Remember the episode where Cartman gets so excited about the pending Wii launch that he tries to cryogenically freeze himself in a snow bank for three months? (Unfortunately, he wakes up hundreds of years later in a future controlled by talking beavers. Sucks for him.)
Southpark often makes product placements a little self-deprecating, which totally kills that nauseous feeling most other shows leave behind. In an episode titled “Guitar Queer-o,” two of the boys start their own Guitar Hero rock band and go though the whole rise to fame and eventual falling out of an actual rock band. The whole time, the show’s writers seem to being asking why Guitar Hero fans don’t just pick up an actual guitar. And there’s also the infamous World of Warcraft Episode where the Southpark kids all take up the game and sit around getting really, really fat. Some stuffy marketers might be surprised to learn that it was a huge hit among WoW Fans. (Don’t believe me? Just ask Wikipedia.)

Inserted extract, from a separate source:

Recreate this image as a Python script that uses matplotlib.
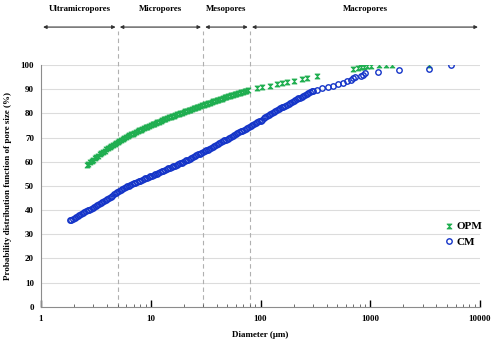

I think today’s cynical audiences can appreciate it when brands take a break from trying to get them to part with their money for a moment and laugh at themselves. Even if it means leaving your marketing message behind for a moment, getting someone to like your brand more than the next guy’s can mean getting a bigger cut of the market. It’s the difference between relating to your audience and alienating them.